Hawkish analysts tied to arms industry influenced US-led wars

Story Code : 222755
Former CIA director and top US commander in Iraq and Afghanistan David Petraeus used right-wing civilian analysts tied to the nation
Former CIA director and top US commander in Iraq and Afghanistan David Petraeus used right-wing civilian analysts tied to the nation's arms industry as top military advisors.
Frederick and Kimberly Kagan, “a husband-and-wife team of hawkish military analysts,” left their jobs at major conservative and militaristic think tanks in Washington to serve the commander of US-led occupation forces in Afghanistan as top adviser for nearly a year without even getting paid for it, US-based daily The Washington Post reveals in a report on Wednesday.

    Given top-level security clearances, desks and email accounts in US military headquarters in Kabul, the Kagans “pored through classified intelligence reports, participated in senior-level strategy sessions and probed the assessments of field officers in order to advise Petraeus about how to fight the war differently,” the report says.


The Kagans claimed the reason the desired no payment for their work was that they wanted to remain “completely independent.” However, they report adds, “the extraordinary arrangement raises new questions about the access and influence Petraeus accorded to civilian friends while he was running the Afghan war.”
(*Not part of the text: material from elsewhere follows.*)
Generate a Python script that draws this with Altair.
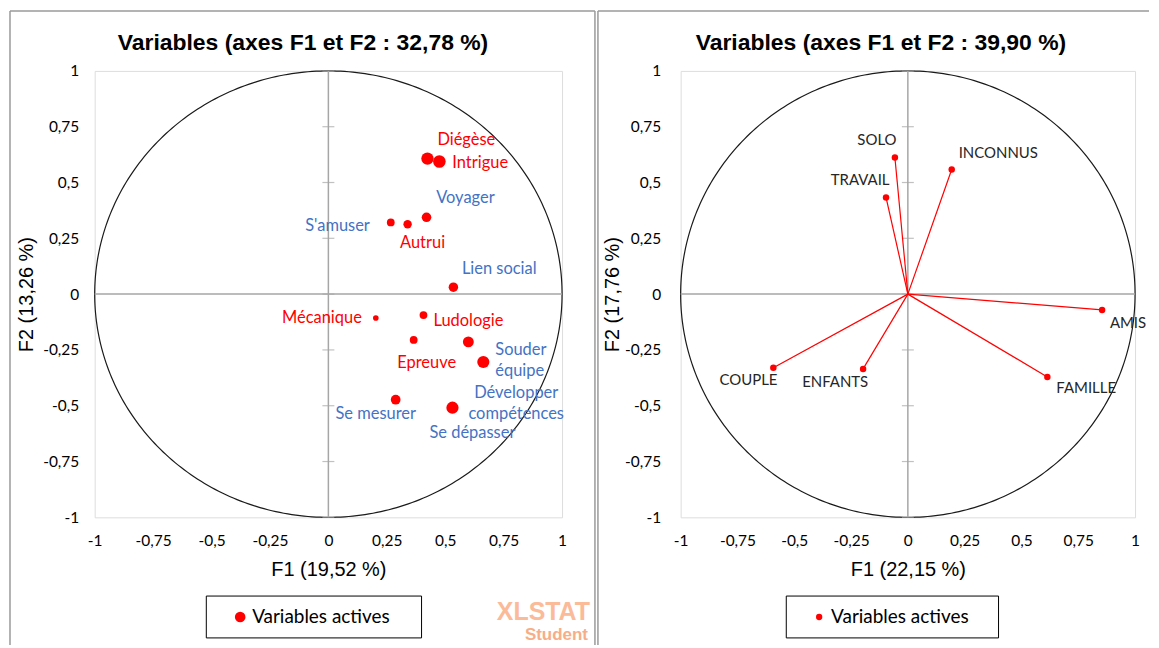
import altair as alt
import numpy as np
import pandas as pd

# ------------------------------------------------------------------ data
TICKS = [-1, -0.75, -0.5, -0.25, 0, 0.25, 0.5, 0.75, 1]

# left chart
noms_g = ["Diégèse", "Intrigue", "Voyager", "S'amuser", "Autrui", "Lien social",
          "Mécanique", "Ludologie", "Epreuve", "Souder\néquipe",
          "Développer\ncompétences", "Se mesurer", "Se dépasser"]
f1_g = [0.424, 0.475, 0.420, 0.267, 0.339, 0.535, 0.203, 0.407, 0.365, 0.599, 0.663, 0.288, 0.531]
f2_g = [0.607, 0.594, 0.344, 0.321, 0.313, 0.031, -0.107, -0.094, -0.205, -0.214, -0.304, -0.473, -0.509]
qual_g = [0.55, 0.58, 0.30, 0.17, 0.21, 0.29, 0.05, 0.17, 0.17, 0.41, 0.53, 0.31, 0.54]
groupe_g = ["Jeu", "Jeu", "Motivation", "Motivation", "Jeu", "Motivation", "Jeu", "Jeu",
            "Jeu", "Motivation", "Motivation", "Motivation", "Motivation"]

# right chart
noms_d = ["SOLO", "TRAVAIL", "INCONNUS", "AMIS", "FAMILLE", "COUPLE", "ENFANTS"]
f1_d = [-0.057, -0.096, 0.193, 0.855, 0.614, -0.592, -0.197]
f2_d = [0.612, 0.433, 0.558, -0.071, -0.371, -0.330, -0.335]

titres = ["Variables (axes F1 et F2 : 32,78 %)", "Variables (axes F1 et F2 : 39,90 %)"]
axes_x = ["F1 (19,52 %)", "F1 (22,15 %)"]
axes_y = ["F2 (13,26 %)", "F2 (17,76 %)"]
legende = "Variables actives"

# ------------------------------------------------------------------ styles
FONT_T = "Liberation Sans"
FONT_C = "Lato"
H = 448
W_G, W_D = 469, 456
RED = "#FF0000"
BLUE = "#4472C4"

# label placement (pixel offsets from the point), not data
LBL_G = [(39, -19, "center"), (13, 1, "left"), (39, -19, "center"), (-21, 4, "right"),
         (15, 19, "center"), (46, -18, "center"), (-14, 0, "right"), (10, 6, "left"),
         (13, 23, "center"), (27, 8, "left"), (33, 31, "center"), (-20, 14, "center"),
         (20, 25, "center")]
LBL_D = [(-18, -18, "center"), (-26, -18, "center"), (7, -17, "left"), (26, 13, "center"),
         (39, 11, "center"), (-25, 12, "center"), (-28, 13, "center")]

df_g = pd.DataFrame({"i": range(len(noms_g)), "nom": noms_g, "x": f1_g, "y": f2_g,
                     "qual": qual_g, "groupe": groupe_g})
df_d = pd.DataFrame({"i": range(len(noms_d)), "nom": noms_d, "x": f1_d, "y": f2_d})
df_ticks = pd.DataFrame({"y": TICKS})
t = np.linspace(0, 2 * np.pi, 361)
df_circ = pd.DataFrame({"t": t, "x": np.cos(t), "y": np.sin(t)})
one = pd.DataFrame({"a": [0]})

LABEL_EXPR = "replace(toString(datum.value), '.', ',')"


def encs(W, xt, yt, ypad):
    sc = alt.Scale(domain=[-1, 1], nice=False, zero=False)
    ax_x = alt.Axis(values=TICKS, labelExpr=LABEL_EXPR, grid=False, ticks=False, domain=False,
                    labelFont=FONT_C, labelFontSize=15.5, labelColor="#000", labelPadding=16,
                    labelFlush=False, labelOverlap=False,
                    title=xt, titleFont=FONT_T, titleFontSize=20, titleFontWeight="normal",
                    titleColor="#000", titleX=W / 2, titleY=52, titleBaseline="middle")
    ax_y = alt.Axis(values=TICKS, labelExpr=LABEL_EXPR, grid=False, ticks=False, domain=False,
                    labelFont=FONT_C, labelFontSize=15.5, labelColor="#000", labelPadding=ypad,
                    labelFlush=False, labelOverlap=False,
                    title=yt, titleFont=FONT_T, titleFontSize=20, titleFontWeight="normal",
                    titleColor="#000", titleX=-68, titleY=H / 2, titleAngle=270,
                    titleBaseline="middle")
    X = alt.X("x:Q", scale=sc, axis=ax_x)
    Y = alt.Y("y:Q", scale=sc, axis=ax_y)
    return X, Y


def frame_layers(X, Y, title, tx):
    circ = alt.Chart(df_circ).mark_line(color="#1a1a1a", strokeWidth=1.2).encode(
        x=X, y=Y, order="t:Q")
    vline = alt.Chart(one).mark_rule(color="#A6A6A6", strokeWidth=1.5).encode(
        x=alt.datum(0, type="quantitative"), y=alt.datum(-1, type="quantitative"),
        y2=alt.datum(1))
    hline = alt.Chart(one).mark_rule(color="#A6A6A6", strokeWidth=1.5).encode(
        y=alt.datum(0, type="quantitative"), x=alt.datum(-1, type="quantitative"),
        x2=alt.datum(1))
    ticks = alt.Chart(df_ticks).mark_tick(color="#A6A6A6", orient="horizontal", size=12,
                                          thickness=1.2).encode(
        x=alt.datum(0, type="quantitative"), y=Y)
    ttl = alt.Chart(one).mark_text(font=FONT_T, fontSize=23, fontWeight="bold", color="#000",
                                   align="center", baseline="middle").encode(
        x=alt.value(tx), y=alt.value(-28), text=alt.value(title))
    return [circ, vline, hline, ticks, ttl]


def legend_layers(x0, x1, dot_x, dot_size):
    box = alt.Chart(one).mark_rect(fillOpacity=0, stroke="#000", strokeWidth=1).encode(
        x=alt.value(x0), x2=alt.value(x1), y=alt.value(527), y2=alt.value(569))
    dot = alt.Chart(one).mark_point(filled=True, shape="circle", color=RED, size=dot_size,
                                    opacity=1).encode(x=alt.value(dot_x), y=alt.value(548))
    txt = alt.Chart(one).mark_text(font=FONT_C, fontSize=19, color="#000", align="left",
                                   baseline="middle").encode(
        x=alt.value(dot_x + 12), y=alt.value(548), text=alt.value(legende))
    return [box, dot, txt]


def vrule(x, y0, y1, color="#9A9A9A", w=1.5):
    return alt.Chart(one).mark_rule(color=color, strokeWidth=w).encode(
        x=alt.value(x), y=alt.value(y0), y2=alt.value(y1))


def hrule(y, x0, x1, color="#9A9A9A", w=1.5):
    return alt.Chart(one).mark_rule(color=color, strokeWidth=w).encode(
        y=alt.value(y), x=alt.value(x0), x2=alt.value(x1))


# ------------------------------------------------------------------ left panel
Xg, Yg = encs(W_G, axes_x[0], axes_y[0], 16)
col_g = alt.Color("groupe:N", scale=alt.Scale(domain=["Jeu", "Motivation"], range=[RED, BLUE]),
                  legend=None)
pts_g = alt.Chart(df_g).mark_point(filled=True, shape="circle", color=RED, opacity=1).encode(
    x=Xg, y=Yg,
    size=alt.Size("qual:Q", scale=alt.Scale(domain=[0, 0.6], range=[20, 165]), legend=None))
lab_g = []
for i, (dx, dy, al) in enumerate(LBL_G):
    lab_g.append(alt.Chart(df_g).transform_filter(alt.datum.i == i).mark_text(
        dx=dx, dy=dy, align=al, baseline="middle", font=FONT_C, fontSize=16.5,
        lineBreak="\n", lineHeight=21).encode(x=Xg, y=Yg, text="nom:N", color=col_g))

wm1 = alt.Chart(one).mark_text(font=FONT_T, fontSize=25, fontWeight="bold", color="#FBBA98",
                               align="right", baseline="middle").encode(
    x=alt.value(497), y=alt.value(543), text=alt.value("XLSTAT"))
wm2 = alt.Chart(one).mark_text(font=FONT_T, fontSize=17, fontWeight="bold", color="#F7AE86",
                               align="right", baseline="middle").encode(
    x=alt.value(495), y=alt.value(566), text=alt.value("Student"))

left = alt.layer(
    *frame_layers(Xg, Yg, titres[0], 209),
    pts_g, *lab_g,
    *legend_layers(112, 328, 146, 113),
    wm1, wm2,
    vrule(-85, -60, 576), vrule(502, -60, 576), hrule(-60, -85, 502),
).properties(width=W_G, height=H)

# ------------------------------------------------------------------ right panel
Xd, Yd = encs(W_D, axes_x[1], axes_y[1], 20)
vec_d = alt.Chart(df_d).mark_rule(color=RED, strokeWidth=1.2).encode(
    x=Xd, y=Yd, x2=alt.datum(0), y2=alt.datum(0))
pts_d = alt.Chart(df_d).mark_point(filled=True, shape="circle", color=RED, size=42,
                                   opacity=1).encode(x=Xd, y=Yd)
lab_d = []
for i, (dx, dy, al) in enumerate(LBL_D):
    lab_d.append(alt.Chart(df_d).transform_filter(alt.datum.i == i).mark_text(
        dx=dx, dy=dy, align=al, baseline="middle", font=FONT_C, fontSize=15,
        color="#262626").encode(x=Xd, y=Yd, text="nom:N"))

right = alt.layer(
    *frame_layers(Xd, Yd, titres[1], 201),
    vec_d, pts_d, *lab_d,
    *legend_layers(106, 319, 139, 40),
    vrule(-83, -60, 576), hrule(-60, -83, 470),
).properties(width=W_D, height=H)

chart = alt.hconcat(left, right, spacing=119, bounds="flush").properties(
    padding={"left": 0, "top": 0, "right": 0, "bottom": 0}
).configure_view(stroke="#BFBFBF", strokeWidth=1.5).configure(background="white")

chart.save("out.html", embed_options={"renderer": "svg", "actions": False})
Petraeus was forced to resign as director of the premier US spy agency in November after it was revealed that he had engaged in an extramarital affair with his female biographer, Paula Broadwell, who was also granted unfettered access to him, his military headquarters and his subordinates.
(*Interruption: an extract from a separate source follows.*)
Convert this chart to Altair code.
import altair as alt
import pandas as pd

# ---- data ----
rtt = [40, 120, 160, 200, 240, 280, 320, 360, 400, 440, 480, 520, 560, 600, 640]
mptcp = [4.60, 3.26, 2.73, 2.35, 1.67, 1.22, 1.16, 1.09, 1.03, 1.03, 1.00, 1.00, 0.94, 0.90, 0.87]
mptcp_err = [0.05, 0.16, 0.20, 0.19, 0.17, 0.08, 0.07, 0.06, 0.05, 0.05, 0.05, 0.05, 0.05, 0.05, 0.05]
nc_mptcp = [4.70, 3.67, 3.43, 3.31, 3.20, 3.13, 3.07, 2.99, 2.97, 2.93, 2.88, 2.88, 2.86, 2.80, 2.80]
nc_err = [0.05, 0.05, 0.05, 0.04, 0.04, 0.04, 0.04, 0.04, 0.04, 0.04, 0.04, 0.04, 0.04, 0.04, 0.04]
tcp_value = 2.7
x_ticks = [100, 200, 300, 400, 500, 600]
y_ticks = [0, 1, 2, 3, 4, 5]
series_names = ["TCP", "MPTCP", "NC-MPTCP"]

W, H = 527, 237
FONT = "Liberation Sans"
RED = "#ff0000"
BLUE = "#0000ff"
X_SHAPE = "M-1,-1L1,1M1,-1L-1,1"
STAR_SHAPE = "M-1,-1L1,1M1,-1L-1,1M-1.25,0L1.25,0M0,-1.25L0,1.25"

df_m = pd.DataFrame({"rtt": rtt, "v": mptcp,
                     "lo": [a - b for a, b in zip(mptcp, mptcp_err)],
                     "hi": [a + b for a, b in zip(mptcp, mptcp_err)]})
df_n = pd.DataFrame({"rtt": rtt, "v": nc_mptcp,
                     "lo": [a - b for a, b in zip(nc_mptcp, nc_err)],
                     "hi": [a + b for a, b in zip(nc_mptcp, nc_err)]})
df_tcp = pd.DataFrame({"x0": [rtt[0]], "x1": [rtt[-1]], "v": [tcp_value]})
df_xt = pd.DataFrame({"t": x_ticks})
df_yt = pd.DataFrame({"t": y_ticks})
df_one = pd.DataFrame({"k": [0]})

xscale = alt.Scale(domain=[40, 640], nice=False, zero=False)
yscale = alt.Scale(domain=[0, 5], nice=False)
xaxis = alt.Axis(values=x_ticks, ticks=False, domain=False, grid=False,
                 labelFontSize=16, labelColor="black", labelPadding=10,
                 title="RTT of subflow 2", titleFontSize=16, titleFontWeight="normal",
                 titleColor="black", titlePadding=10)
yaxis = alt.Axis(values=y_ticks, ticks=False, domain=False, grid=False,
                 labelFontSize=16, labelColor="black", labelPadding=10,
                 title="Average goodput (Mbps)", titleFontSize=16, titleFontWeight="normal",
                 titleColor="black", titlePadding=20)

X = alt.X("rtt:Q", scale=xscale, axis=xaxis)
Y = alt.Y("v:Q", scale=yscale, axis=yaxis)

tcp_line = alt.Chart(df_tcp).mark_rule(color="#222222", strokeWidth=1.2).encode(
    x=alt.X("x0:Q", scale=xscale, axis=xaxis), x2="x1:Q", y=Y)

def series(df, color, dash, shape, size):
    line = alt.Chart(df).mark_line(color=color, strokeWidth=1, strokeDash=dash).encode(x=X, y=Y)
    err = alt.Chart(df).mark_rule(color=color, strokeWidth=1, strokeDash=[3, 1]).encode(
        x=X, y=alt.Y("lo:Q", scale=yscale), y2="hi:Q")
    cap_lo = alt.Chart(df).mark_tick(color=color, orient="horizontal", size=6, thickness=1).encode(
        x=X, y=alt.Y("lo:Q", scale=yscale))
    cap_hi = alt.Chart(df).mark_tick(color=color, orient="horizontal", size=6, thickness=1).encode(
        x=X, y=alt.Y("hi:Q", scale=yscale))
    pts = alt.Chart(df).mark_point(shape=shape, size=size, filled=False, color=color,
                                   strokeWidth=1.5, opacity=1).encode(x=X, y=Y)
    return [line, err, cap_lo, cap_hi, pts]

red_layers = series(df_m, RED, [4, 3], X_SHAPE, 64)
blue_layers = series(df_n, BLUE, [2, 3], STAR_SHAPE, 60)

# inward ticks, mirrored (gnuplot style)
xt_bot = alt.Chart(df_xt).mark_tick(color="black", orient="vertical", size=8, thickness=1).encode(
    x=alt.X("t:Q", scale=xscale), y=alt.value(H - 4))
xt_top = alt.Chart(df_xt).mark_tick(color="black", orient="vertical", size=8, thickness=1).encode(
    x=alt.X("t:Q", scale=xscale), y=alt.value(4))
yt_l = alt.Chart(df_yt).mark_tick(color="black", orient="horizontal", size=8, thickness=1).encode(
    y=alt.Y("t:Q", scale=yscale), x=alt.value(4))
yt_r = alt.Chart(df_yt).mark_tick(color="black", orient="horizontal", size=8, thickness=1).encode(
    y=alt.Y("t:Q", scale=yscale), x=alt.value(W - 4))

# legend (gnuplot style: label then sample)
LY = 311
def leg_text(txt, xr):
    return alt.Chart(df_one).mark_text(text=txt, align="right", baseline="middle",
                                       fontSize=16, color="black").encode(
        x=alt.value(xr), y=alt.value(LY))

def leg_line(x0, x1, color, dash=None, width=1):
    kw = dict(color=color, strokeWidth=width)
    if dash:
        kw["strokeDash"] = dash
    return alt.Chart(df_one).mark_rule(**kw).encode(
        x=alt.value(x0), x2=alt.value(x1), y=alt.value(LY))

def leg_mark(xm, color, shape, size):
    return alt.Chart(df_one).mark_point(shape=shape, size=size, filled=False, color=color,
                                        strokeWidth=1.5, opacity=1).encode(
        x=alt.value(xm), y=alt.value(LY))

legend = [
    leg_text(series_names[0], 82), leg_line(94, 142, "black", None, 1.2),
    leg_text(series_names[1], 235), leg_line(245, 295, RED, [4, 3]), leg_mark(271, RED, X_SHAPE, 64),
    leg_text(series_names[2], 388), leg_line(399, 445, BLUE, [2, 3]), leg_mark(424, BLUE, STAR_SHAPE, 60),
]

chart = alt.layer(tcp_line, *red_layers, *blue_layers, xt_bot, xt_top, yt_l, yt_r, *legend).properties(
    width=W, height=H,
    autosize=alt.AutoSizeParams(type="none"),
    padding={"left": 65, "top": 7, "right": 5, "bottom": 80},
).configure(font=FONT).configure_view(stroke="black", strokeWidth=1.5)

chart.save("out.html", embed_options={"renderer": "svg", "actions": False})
    The report, citing unnamed American military and civilian officials, further entails that the Kagans, who have ties with major US weapon producers and military contractors such as DynCorp International, CACI International and General Dynamics Corporation, used their privileges as senior advisers to Petraeus “to advocate substantive changes in the US war plan, including a harder-edged approach than some US officers advocated in combating the Haqqani network, a Taliban faction in eastern Afghanistan.”


The pro-bono relationship, the daily adds, offered “valuable benefits” to the general ant the two right-wing analysts.

“The Kagans’ proximity to Petraeus, the country’s most-famous living general, provided an incentive for defense contractors to contribute to Kim Kagan’s think tank,” the Institute for the Study of War, “which favors an aggressive US foreign policy.”

For Petraeus, moreover, “embracing two respected national security analysts in GOP circles helped to shore up support for the war among Republican leaders on Capitol Hill.”

Fred Kagan, according to the report, works at the well-known conservative think tank American Enterprise Institute, and “was one of the intellectual architects of President George W. Bush’s troop surge in Iraq and has sided with the Republican Party on many national security issues.

The lengthy report further unveils details of how other American civilian analysts with ties to influential conservative think tanks and the nation’s military industry were offered access to secret war data as military advisors by senior US commanders, with the expectation that they would publish articles in major media outlets, supporting and praising the work of the commanders in leading US-led foreign wars.